"""

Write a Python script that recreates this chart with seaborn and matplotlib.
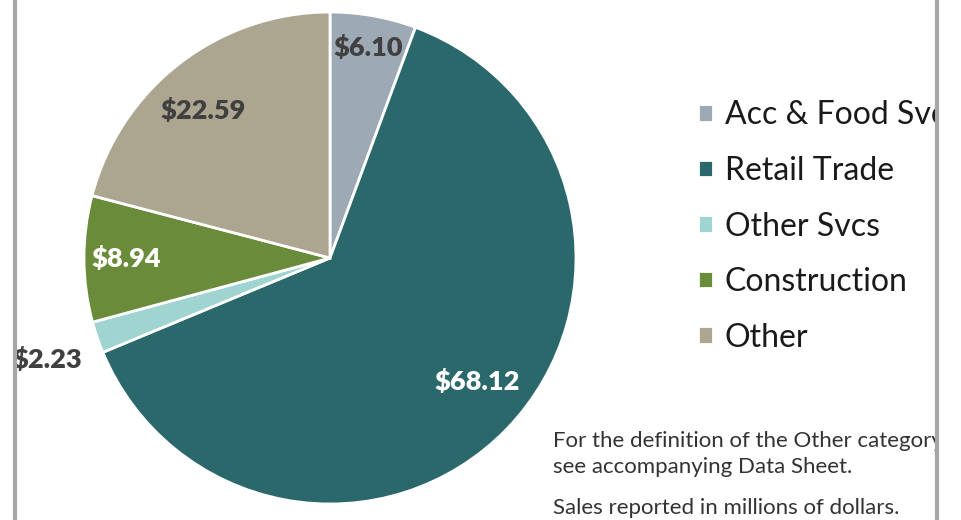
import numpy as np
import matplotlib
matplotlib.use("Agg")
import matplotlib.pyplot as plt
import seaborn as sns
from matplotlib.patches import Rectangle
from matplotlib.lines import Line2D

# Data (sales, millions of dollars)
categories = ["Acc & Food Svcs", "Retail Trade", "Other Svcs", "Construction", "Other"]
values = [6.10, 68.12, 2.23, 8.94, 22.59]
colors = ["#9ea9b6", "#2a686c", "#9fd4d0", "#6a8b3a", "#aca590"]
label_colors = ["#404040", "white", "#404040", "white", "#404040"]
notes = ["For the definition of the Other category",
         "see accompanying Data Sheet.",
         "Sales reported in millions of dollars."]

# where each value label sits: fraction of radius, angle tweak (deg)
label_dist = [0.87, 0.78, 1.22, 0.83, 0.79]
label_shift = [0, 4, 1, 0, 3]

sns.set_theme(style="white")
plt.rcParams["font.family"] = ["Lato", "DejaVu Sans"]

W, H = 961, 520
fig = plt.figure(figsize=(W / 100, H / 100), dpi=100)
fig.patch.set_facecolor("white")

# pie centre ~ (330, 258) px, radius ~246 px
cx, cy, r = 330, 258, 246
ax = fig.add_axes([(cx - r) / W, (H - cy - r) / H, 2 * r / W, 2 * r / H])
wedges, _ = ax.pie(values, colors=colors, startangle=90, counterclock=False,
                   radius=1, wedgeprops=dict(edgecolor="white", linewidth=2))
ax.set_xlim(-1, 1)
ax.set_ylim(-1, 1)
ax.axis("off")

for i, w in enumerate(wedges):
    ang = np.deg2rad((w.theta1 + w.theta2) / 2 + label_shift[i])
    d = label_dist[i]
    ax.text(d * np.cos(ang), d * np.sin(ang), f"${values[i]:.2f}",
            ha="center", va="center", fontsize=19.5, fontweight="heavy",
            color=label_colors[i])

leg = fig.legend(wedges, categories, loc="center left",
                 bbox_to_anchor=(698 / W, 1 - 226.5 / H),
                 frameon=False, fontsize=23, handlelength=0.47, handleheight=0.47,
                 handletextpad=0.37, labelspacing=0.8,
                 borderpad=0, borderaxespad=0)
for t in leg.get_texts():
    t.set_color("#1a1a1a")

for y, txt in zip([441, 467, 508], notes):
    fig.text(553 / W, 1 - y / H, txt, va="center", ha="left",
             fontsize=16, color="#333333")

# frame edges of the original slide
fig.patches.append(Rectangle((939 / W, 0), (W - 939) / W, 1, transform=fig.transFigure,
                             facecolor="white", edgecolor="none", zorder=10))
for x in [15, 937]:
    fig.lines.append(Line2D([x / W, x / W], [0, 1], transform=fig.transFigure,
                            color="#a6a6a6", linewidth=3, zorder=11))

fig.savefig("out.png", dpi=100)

"""

» **Given task**
Give back exactly the lines from the first line of the data through the line with "from matplotlib.lines import Line2D", pictures excluded.

» **Finished exercise**
Write a Python script that recreates this chart with seaborn and matplotlib.
import numpy as np
import matplotlib
matplotlib.use("Agg")
import matplotlib.pyplot as plt
import seaborn as sns
from matplotlib.patches import Rectangle
from matplotlib.lines import Line2D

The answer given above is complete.